Aim: Type out the data exactly as given. Skip any image.
>> start
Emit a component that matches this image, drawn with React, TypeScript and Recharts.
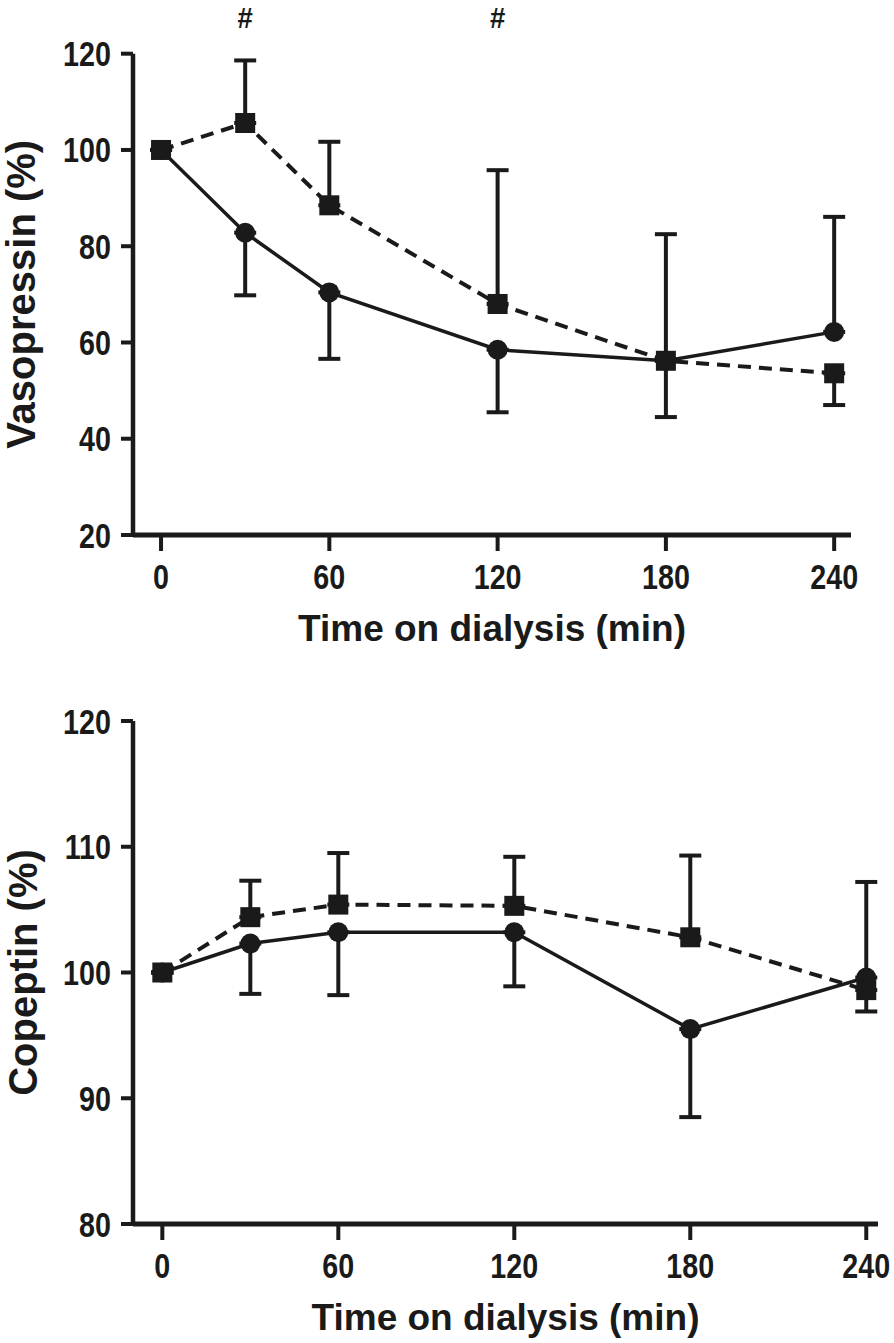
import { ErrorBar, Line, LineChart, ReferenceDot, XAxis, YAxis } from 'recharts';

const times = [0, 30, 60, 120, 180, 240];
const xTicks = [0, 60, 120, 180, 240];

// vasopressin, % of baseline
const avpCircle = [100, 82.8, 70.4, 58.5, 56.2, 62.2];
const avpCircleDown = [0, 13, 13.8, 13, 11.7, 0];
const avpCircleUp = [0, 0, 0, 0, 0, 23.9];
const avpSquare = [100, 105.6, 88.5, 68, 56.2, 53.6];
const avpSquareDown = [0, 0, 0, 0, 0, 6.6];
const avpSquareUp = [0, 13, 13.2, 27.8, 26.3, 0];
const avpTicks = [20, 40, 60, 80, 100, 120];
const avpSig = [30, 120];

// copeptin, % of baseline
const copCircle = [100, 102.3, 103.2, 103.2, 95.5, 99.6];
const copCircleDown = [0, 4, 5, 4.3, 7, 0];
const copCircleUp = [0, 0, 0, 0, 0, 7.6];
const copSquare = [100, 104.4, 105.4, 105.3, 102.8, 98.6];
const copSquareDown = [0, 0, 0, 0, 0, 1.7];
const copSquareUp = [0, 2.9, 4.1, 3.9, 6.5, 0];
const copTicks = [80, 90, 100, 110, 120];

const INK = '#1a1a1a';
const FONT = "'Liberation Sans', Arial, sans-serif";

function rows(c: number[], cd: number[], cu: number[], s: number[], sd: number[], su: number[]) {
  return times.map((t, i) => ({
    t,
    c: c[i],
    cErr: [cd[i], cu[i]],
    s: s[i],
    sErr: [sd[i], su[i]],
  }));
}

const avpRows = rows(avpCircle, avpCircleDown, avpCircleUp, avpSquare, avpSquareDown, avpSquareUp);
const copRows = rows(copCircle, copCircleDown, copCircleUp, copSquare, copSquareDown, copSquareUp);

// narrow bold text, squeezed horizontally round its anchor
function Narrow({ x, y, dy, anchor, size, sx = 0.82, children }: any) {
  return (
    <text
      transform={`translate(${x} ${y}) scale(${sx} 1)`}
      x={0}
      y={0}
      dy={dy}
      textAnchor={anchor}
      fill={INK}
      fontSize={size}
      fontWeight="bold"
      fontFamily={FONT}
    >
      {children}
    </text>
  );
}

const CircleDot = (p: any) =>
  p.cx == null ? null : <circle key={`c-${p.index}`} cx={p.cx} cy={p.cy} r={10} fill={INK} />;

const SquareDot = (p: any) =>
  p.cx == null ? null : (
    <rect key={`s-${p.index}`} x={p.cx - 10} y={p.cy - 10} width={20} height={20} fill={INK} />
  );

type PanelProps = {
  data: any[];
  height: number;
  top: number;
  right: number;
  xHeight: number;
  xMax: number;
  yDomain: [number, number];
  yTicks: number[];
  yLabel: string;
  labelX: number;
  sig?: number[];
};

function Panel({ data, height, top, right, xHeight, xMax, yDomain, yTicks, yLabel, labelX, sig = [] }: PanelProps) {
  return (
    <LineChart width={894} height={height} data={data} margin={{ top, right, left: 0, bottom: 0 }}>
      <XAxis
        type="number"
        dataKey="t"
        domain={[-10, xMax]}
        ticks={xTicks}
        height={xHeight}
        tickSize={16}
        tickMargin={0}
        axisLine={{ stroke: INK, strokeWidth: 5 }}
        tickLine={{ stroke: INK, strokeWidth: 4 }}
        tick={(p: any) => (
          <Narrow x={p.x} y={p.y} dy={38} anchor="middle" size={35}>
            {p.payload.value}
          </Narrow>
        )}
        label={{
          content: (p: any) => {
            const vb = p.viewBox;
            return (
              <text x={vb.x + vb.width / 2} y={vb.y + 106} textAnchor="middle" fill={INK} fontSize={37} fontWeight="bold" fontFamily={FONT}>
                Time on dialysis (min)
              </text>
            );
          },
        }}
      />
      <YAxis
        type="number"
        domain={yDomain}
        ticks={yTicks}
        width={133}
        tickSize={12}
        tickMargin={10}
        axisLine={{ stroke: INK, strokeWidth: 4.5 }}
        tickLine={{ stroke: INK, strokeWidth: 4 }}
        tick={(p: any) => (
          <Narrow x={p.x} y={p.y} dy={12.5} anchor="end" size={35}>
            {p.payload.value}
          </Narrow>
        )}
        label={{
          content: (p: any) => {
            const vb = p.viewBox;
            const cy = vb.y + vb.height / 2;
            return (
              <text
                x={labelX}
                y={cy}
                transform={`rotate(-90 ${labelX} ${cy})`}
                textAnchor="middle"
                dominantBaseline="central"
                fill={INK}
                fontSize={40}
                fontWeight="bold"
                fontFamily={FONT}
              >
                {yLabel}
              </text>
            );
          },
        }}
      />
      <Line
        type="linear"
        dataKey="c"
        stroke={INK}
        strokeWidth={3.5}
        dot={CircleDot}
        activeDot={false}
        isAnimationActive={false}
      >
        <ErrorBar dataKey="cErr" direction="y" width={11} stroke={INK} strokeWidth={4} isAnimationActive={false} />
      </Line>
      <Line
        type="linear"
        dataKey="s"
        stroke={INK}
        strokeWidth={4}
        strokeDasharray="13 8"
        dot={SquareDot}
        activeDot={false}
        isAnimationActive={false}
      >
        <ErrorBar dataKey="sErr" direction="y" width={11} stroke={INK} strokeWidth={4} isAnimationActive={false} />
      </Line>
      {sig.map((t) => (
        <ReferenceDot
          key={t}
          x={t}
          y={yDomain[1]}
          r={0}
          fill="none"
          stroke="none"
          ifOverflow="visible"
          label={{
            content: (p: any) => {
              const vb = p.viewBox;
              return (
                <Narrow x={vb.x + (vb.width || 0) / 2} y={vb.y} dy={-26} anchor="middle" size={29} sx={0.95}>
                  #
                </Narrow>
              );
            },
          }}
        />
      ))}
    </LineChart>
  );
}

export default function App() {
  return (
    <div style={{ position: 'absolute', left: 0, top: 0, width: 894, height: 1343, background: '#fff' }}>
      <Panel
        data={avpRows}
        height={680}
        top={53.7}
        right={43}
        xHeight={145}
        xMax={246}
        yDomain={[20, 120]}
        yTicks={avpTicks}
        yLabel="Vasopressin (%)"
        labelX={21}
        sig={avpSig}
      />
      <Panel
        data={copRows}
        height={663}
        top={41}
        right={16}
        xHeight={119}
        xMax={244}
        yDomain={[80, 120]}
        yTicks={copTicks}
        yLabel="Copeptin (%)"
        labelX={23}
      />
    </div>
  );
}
>> end
Final answer:
Emit a component that matches this image, drawn with React, TypeScript and Recharts.
import { ErrorBar, Line, LineChart, ReferenceDot, XAxis, YAxis } from 'recharts';

const times = [0, 30, 60, 120, 180, 240];
const xTicks = [0, 60, 120, 180, 240];

// vasopressin, % of baseline
const avpCircle = [100, 82.8, 70.4, 58.5, 56.2, 62.2];
const avpCircleDown = [0, 13, 13.8, 13, 11.7, 0];
const avpCircleUp = [0, 0, 0, 0, 0, 23.9];
const avpSquare = [100, 105.6, 88.5, 68, 56.2, 53.6];
const avpSquareDown = [0, 0, 0, 0, 0, 6.6];
const avpSquareUp = [0, 13, 13.2, 27.8, 26.3, 0];
const avpTicks = [20, 40, 60, 80, 100, 120];
const avpSig = [30, 120];

// copeptin, % of baseline
const copCircle = [100, 102.3, 103.2, 103.2, 95.5, 99.6];
const copCircleDown = [0, 4, 5, 4.3, 7, 0];
const copCircleUp = [0, 0, 0, 0, 0, 7.6];
const copSquare = [100, 104.4, 105.4, 105.3, 102.8, 98.6];
const copSquareDown = [0, 0, 0, 0, 0, 1.7];
const copSquareUp = [0, 2.9, 4.1, 3.9, 6.5, 0];
const copTicks = [80, 90, 100, 110, 120];

const INK = '#1a1a1a';
const FONT = "'Liberation Sans', Arial, sans-serif";

function rows(c: number[], cd: number[], cu: number[], s: number[], sd: number[], su: number[]) {
  return times.map((t, i) => ({
    t,
    c: c[i],
    cErr: [cd[i], cu[i]],
    s: s[i],
    sErr: [sd[i], su[i]],
  }));
}

const avpRows = rows(avpCircle, avpCircleDown, avpCircleUp, avpSquare, avpSquareDown, avpSquareUp);
const copRows = rows(copCircle, copCircleDown, copCircleUp, copSquare, copSquareDown, copSquareUp);

// narrow bold text, squeezed horizontally round its anchor
function Narrow({ x, y, dy, anchor, size, sx = 0.82, children }: any) {
  return (
    <text
      transform={`translate(${x} ${y}) scale(${sx} 1)`}
      x={0}
      y={0}
      dy={dy}
      textAnchor={anchor}
      fill={INK}
      fontSize={size}
      fontWeight="bold"
      fontFamily={FONT}
    >
      {children}
    </text>
  );
}

const CircleDot = (p: any) =>
  p.cx == null ? null : <circle key={`c-${p.index}`} cx={p.cx} cy={p.cy} r={10} fill={INK} />;

const SquareDot = (p: any) =>
  p.cx == null ? null : (
    <rect key={`s-${p.index}`} x={p.cx - 10} y={p.cy - 10} width={20} height={20} fill={INK} />
  );

type PanelProps = {
  data: any[];
  height: number;
  top: number;
  right: number;
  xHeight: number;
  xMax: number;
  yDomain: [number, number];
  yTicks: number[];
  yLabel: string;
  labelX: number;
  sig?: number[];
};

function Panel({ data, height, top, right, xHeight, xMax, yDomain, yTicks, yLabel, labelX, sig = [] }: PanelProps) {
  return (
    <LineChart width={894} height={height} data={data} margin={{ top, right, left: 0, bottom: 0 }}>
      <XAxis
        type="number"
        dataKey="t"
        domain={[-10, xMax]}
        ticks={xTicks}
        height={xHeight}
        tickSize={16}
        tickMargin={0}
        axisLine={{ stroke: INK, strokeWidth: 5 }}
        tickLine={{ stroke: INK, strokeWidth: 4 }}
        tick={(p: any) => (
          <Narrow x={p.x} y={p.y} dy={38} anchor="middle" size={35}>
            {p.payload.value}
          </Narrow>
        )}
        label={{
          content: (p: any) => {
            const vb = p.viewBox;
            return (
              <text x={vb.x + vb.width / 2} y={vb.y + 106} textAnchor="middle" fill={INK} fontSize={37} fontWeight="bold" fontFamily={FONT}>
                Time on dialysis (min)
              </text>
            );
          },
        }}
      />
      <YAxis
        type="number"
        domain={yDomain}
        ticks={yTicks}
        width={133}
        tickSize={12}
        tickMargin={10}
        axisLine={{ stroke: INK, strokeWidth: 4.5 }}
        tickLine={{ stroke: INK, strokeWidth: 4 }}
        tick={(p: any) => (
          <Narrow x={p.x} y={p.y} dy={12.5} anchor="end" size={35}>
            {p.payload.value}
          </Narrow>
        )}
        label={{
          content: (p: any) => {
            const vb = p.viewBox;
            const cy = vb.y + vb.height / 2;
            return (
              <text
                x={labelX}
                y={cy}
                transform={`rotate(-90 ${labelX} ${cy})`}
                textAnchor="middle"
                dominantBaseline="central"
                fill={INK}
                fontSize={40}
                fontWeight="bold"
                fontFamily={FONT}
              >
                {yLabel}
              </text>
            );
          },
        }}
      />
      <Line
        type="linear"
        dataKey="c"
        stroke={INK}
        strokeWidth={3.5}
        dot={CircleDot}
        activeDot={false}
        isAnimationActive={false}
      >
        <ErrorBar dataKey="cErr" direction="y" width={11} stroke={INK} strokeWidth={4} isAnimationActive={false} />
      </Line>
      <Line
        type="linear"
        dataKey="s"
        stroke={INK}
        strokeWidth={4}
        strokeDasharray="13 8"
        dot={SquareDot}
        activeDot={false}
        isAnimationActive={false}
      >
        <ErrorBar dataKey="sErr" direction="y" width={11} stroke={INK} strokeWidth={4} isAnimationActive={false} />
      </Line>
      {sig.map((t) => (
        <ReferenceDot
          key={t}
          x={t}
          y={yDomain[1]}
          r={0}
          fill="none"
          stroke="none"
          ifOverflow="visible"
          label={{
            content: (p: any) => {
              const vb = p.viewBox;
              return (
                <Narrow x={vb.x + (vb.width || 0) / 2} y={vb.y} dy={-26} anchor="middle" size={29} sx={0.95}>
                  #
                </Narrow>
              );
            },
          }}
        />
      ))}
    </LineChart>
  );
}

export default function App() {
  return (
    <div style={{ position: 'absolute', left: 0, top: 0, width: 894, height: 1343, background: '#fff' }}>
      <Panel
        data={avpRows}
        height={680}
        top={53.7}
        right={43}
        xHeight={145}
        xMax={246}
        yDomain={[20, 120]}
        yTicks={avpTicks}
        yLabel="Vasopressin (%)"
        labelX={21}
        sig={avpSig}
      />
      <Panel
        data={copRows}
        height={663}
        top={41}
        right={16}
        xHeight={119}
        xMax={244}
        yDomain={[80, 120]}
        yTicks={copTicks}
        yLabel="Copeptin (%)"
        labelX={23}
      />
    </div>
  );
}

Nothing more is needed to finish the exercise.